A Hollyhock plant will flower several times, but after a few years it will die off. Some authors recommend cutting off the spent flower spike after flowering, as a way to prolong the plant’s life. However, the plant will die after a few years anyway and leaving the spikes alone will allow your Hollyhocks to self seed. Self-sown plants often crop up in interesting and unexpected places and come in unexpected colours, which to my mind increases their interest in the garden. Self-seeding means there is no need to keep buying seed, either. (If you don’t like Hollyhocks or have too many, the young seedlings are very easy to pull out, so this habit of self-seeding is not much of a nuisance.)
Hollyhocks are edible. The young leaves have a mild flavour and can be eaten raw or cooked, although the Plants For A Future website admits that “the texture leaves something to be desired”. The flower petals and flower buds can be added as a raw ingredient to salads, adding colour more than flavour. The root contains starch and a refreshing tea can be made from the flower petals. A Hollyhock infusion may be used to treat a sore throat and a poultice can soothe inflammation.

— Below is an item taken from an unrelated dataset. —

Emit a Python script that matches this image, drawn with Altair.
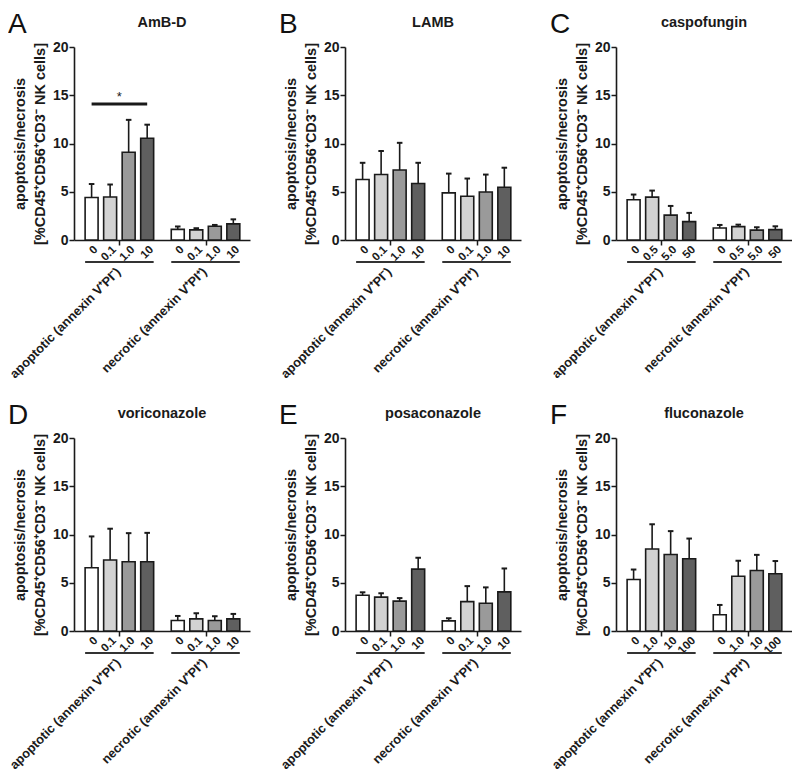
import altair as alt
import pandas as pd

# ---------------- data ----------------
panel_letters = ["A", "B", "C", "D", "E", "F"]
drug_titles = ["AmB-D", "LAMB", "caspofungin", "voriconazole", "posaconazole", "fluconazole"]
conc_labels = [
    ["0", "0.1", "1.0", "10"],
    ["0", "0.1", "1.0", "10"],
    ["0", "0.5", "5.0", "50"],
    ["0", "0.1", "1.0", "10"],
    ["0", "0.1", "1.0", "10"],
    ["0", "1.0", "10", "100"],
]
group_names = ["apoptotic (annexin V\u207aPI\u207b)", "necrotic (annexin V\u207aPI\u207a)"]

apoptotic_mean = [
    [4.40, 4.45, 9.10, 10.55],
    [6.27, 6.78, 7.25, 5.86],
    [4.17, 4.44, 2.58, 1.90],
    [6.56, 7.35, 7.18, 7.18],
    [3.71, 3.51, 3.10, 6.41],
    [5.33, 8.50, 7.93, 7.49],
]
apoptotic_sd = [
    [1.40, 1.30, 3.35, 1.40],
    [1.73, 2.44, 2.82, 2.14],
    [0.54, 0.68, 0.95, 0.91],
    [3.24, 3.25, 2.96, 2.99],
    [0.30, 0.40, 0.31, 1.18],
    [1.04, 2.56, 2.42, 2.09],
]
necrotic_mean = [
    [1.10, 1.05, 1.43, 1.67],
    [4.88, 4.54, 4.98, 5.46],
    [1.25, 1.39, 1.02, 1.08],
    [1.09, 1.26, 1.09, 1.26],
    [1.05, 3.04, 2.87, 4.05],
    [1.69, 5.67, 6.27, 5.94],
]
necrotic_sd = [
    [0.30, 0.17, 0.13, 0.47],
    [2.00, 1.83, 1.80, 2.03],
    [0.31, 0.20, 0.30, 0.34],
    [0.47, 0.58, 0.44, 0.51],
    [0.27, 1.61, 1.65, 2.43],
    [1.01, 1.61, 1.62, 1.31],
]
bar_fills = ["#ffffff", "#d2d2d2", "#9a9a9a", "#5f5f5f"]

# significance bracket (panel A, apoptotic 0 vs 10)
sig_panel = 0
sig_from, sig_to = 0, 3
sig_level = 14.1
sig_text = "*"

y_title = ["apoptosis/necrosis", "[%CD45\u207aCD56\u207aCD3\u207b  NK cells]"]

# ---------------- layout ----------------
W, H = 176, 193
X_MAX = 9.5
FIRST = 0.95
GROUP_SHIFT = 4.65
BAR_W = 0.7
INK = "#1a1a1a"


def make_panel(i):
    rows = []
    groups = [(apoptotic_mean[i], apoptotic_sd[i]), (necrotic_mean[i], necrotic_sd[i])]
    for g, (means, sds) in enumerate(groups):
        for k in range(4):
            pos = FIRST + k + g * GROUP_SHIFT
            rows.append(dict(
                group=group_names[g], k=k, pos=pos,
                x0=pos - BAR_W / 2, x1=pos + BAR_W / 2,
                cl=pos - 0.15, cr=pos + 0.15, lab_x=pos + 0.25,
                mean=means[k], upper=means[k] + sds[k],
                label=conc_labels[i][k], fill=bar_fills[k],
            ))
    df = pd.DataFrame(rows)
    gdf = df.groupby("group", sort=False).agg(
        xl=("x0", "min"), xr=("x1", "max"), c=("pos", "mean")).reset_index()
    gdf["lab_x"] = gdf["c"] - 0.05

    xs = alt.Scale(domain=[0, X_MAX], nice=False, zero=False)
    ys = alt.Scale(domain=[0, 20], nice=False)

    base = alt.Chart(df)
    bars = base.mark_bar(stroke=INK, strokeWidth=1.6).encode(
        x=alt.X("x0:Q", scale=xs, axis=alt.Axis(
            values=list(gdf["c"]), labels=False, ticks=True, tickSize=5,
            tickWidth=1.5, tickColor=INK, domainColor=INK, domainWidth=1.6,
            grid=False, title="")),
        x2="x1:Q",
        y=alt.Y("mean:Q", scale=ys, axis=alt.Axis(
            values=[0, 5, 10, 15, 20], tickSize=5, tickWidth=1.5, tickColor=INK,
            domainColor=INK, domainWidth=1.6, grid=False,
            labelFontSize=14, labelFontWeight="bold", labelColor=INK, labelPadding=1,
            title=y_title, titleFontSize=14.5, titleFontWeight="bold",
            titleColor=INK, titleLineHeight=20, titlePadding=5)),
        y2=alt.datum(0),
        fill=alt.Fill("fill:N", scale=None),
    )
    err = base.mark_rule(strokeWidth=1.6, color=INK).encode(
        x=alt.X("pos:Q", scale=xs),
        y=alt.Y("mean:Q", scale=ys),
        y2="upper:Q",
    )
    cap = base.mark_rule(strokeWidth=2, color=INK).encode(
        x=alt.X("cl:Q", scale=xs), x2="cr:Q",
        y=alt.Y("upper:Q", scale=ys),
    )
    conc = base.mark_text(angle=315, align="right", baseline="middle", fontSize=11.5,
                          fontWeight="bold", color=INK).encode(
        x=alt.X("lab_x:Q", scale=xs),
        y=alt.value(H + 8),
        text="label:N",
    )
    gbase = alt.Chart(gdf)
    underline = gbase.mark_rule(strokeWidth=2, color="#333333").encode(
        x=alt.X("xl:Q", scale=xs), x2="xr:Q", y=alt.value(H + 22))
    glabel = gbase.mark_text(angle=315, align="right", baseline="middle", fontSize=12.8,
                             fontWeight="bold", color=INK).encode(
        x=alt.X("lab_x:Q", scale=xs), y=alt.value(H + 30), text="group:N")
    head = alt.Chart(pd.DataFrame({"t": [panel_letters[i]], "d": [drug_titles[i]]}))
    letter = head.mark_text(
        align="left", baseline="alphabetic", fontSize=28, fontWeight="normal",
        color="#111111").encode(x=alt.value(-66), y=alt.value(-14), text="t:N")
    title = head.mark_text(
        align="center", baseline="alphabetic", fontSize=14.5, fontWeight="bold",
        color=INK).encode(x=alt.value(W / 2), y=alt.value(-20), text="d:N")

    layers = [bars, err, cap, conc, underline, glabel, letter, title]

    if i == sig_panel:
        sdf = pd.DataFrame({
            "x1": [df["pos"][sig_from]], "x2": [df["pos"][sig_to]],
            "xm": [(df["pos"][sig_from] + df["pos"][sig_to]) / 2],
            "y": [sig_level], "t": [sig_text]})
        sb = alt.Chart(sdf)
        layers.append(sb.mark_rule(strokeWidth=3, color=INK).encode(
            x=alt.X("x1:Q", scale=xs), x2="x2:Q",
            y=alt.Y("y:Q", scale=ys)))
        layers.append(sb.mark_text(fontSize=13, color=INK, dy=-7).encode(
            x=alt.X("xm:Q", scale=xs),
            y=alt.Y("y:Q", scale=ys), text="t:N"))

    return alt.layer(*layers).properties(width=W, height=H)


chart = alt.concat(
    *[make_panel(i) for i in range(6)],
    columns=3,
    spacing=alt.RowColnumber(row=198, column=95),
    bounds="flush",
).properties(padding={"left": 0, "top": 3, "right": 0, "bottom": 0}).configure(
    font="Liberation Sans").configure_view(stroke=None)

chart.save("out.html", embed_options={"renderer": "svg", "actions": False})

Hollyhocks have one drawback: Hollyhock Rust, a fungal infection by Puccinia malvacearum. The fungus also infects other members of the Malvaceae, including Malva, Abutilon, Hibiscus, Lavatera, Malvastrum and Sidalcea. My Hollyhocks show symptoms every year, as does my Musk Mallow (Malva moschata). Yellow or orange spots appear on the upper surfaces of the leaves, with reddish-brown pustules on the lower surfaces. The pustules spread onto the stems and calyces of affected plants. The disease is rather unsightly and can reduce the vigour of plants.
Hollyhock Rust appears to be almost inevitable, as the basidiospores produced by the fungus easily spread in air currents from one plant to another and to Hollyhocks from other species including the Common Mallow, Malva sylvestris, which is a common weed in our area. Some authors recommend the use of fungicides but I don’t use them and I’m happy to have rusty Hollyhocks – there are many worse things and the flowers of infected plants still look lovely. Several fungicides previously recommended for use against Hollyhock Rust are now being withdrawn and, anyway, spraying with fungicides may suppress the fungus without killing it, so plants will still pass on the infection.
Feeding Hollyhock plants with compost in spring will help them to grow stongly and not suffer too much from rust. Ensuring good air circulation can also discourage rust.
We leave our Hollyhocks’ dead flower spikes over the winter and by doing this we have provided a home for the larvae of the Hollyhock Seed Moth, Pexicopia malvella. This tiny moth (wingspan 17-20 mm) flies from early June to mid August and we recorded it in the summers of 2014 and 2015 in our back garden. Its larvae feed inside Hollyhock seeds (and those of Marsh Mallow, Althaea officinalis) and then overwinter in a cocoon constructed inside the larval workings.
The species is rare and is in decline. This might be partly because fewer people grow Hollyhocks these days and those that do may be destroying the moth’s habitat by cutting off flower spikes after flowering. The moth may also be overlooked, as it is not the most colourful and spectacular of insects. Without the excellent Norfolk Moths and UK Moths websites and the book “Field Guide to the Micro-moths of Great Britain & Ireland” by Phil Sterling and Mark Parsons, illustrated by Richard Lewington (British Wildlife Publishing, 2012), we would have been unable to make an identification.
In Norfolk, the Hollyhock Seed Moth was recorded at Hickling Nature Reserve from 1957 until 1989, in Norwich in July 1987 and in the Berney Marshes / Reedham area in 1994. Ours are the first records since. Thanks to Tony Irwin (who recorded the moth in his garden on Earlham Road in Norwich in 1987) for taking a look at one of our specimens (pictured above) and confirming the identification.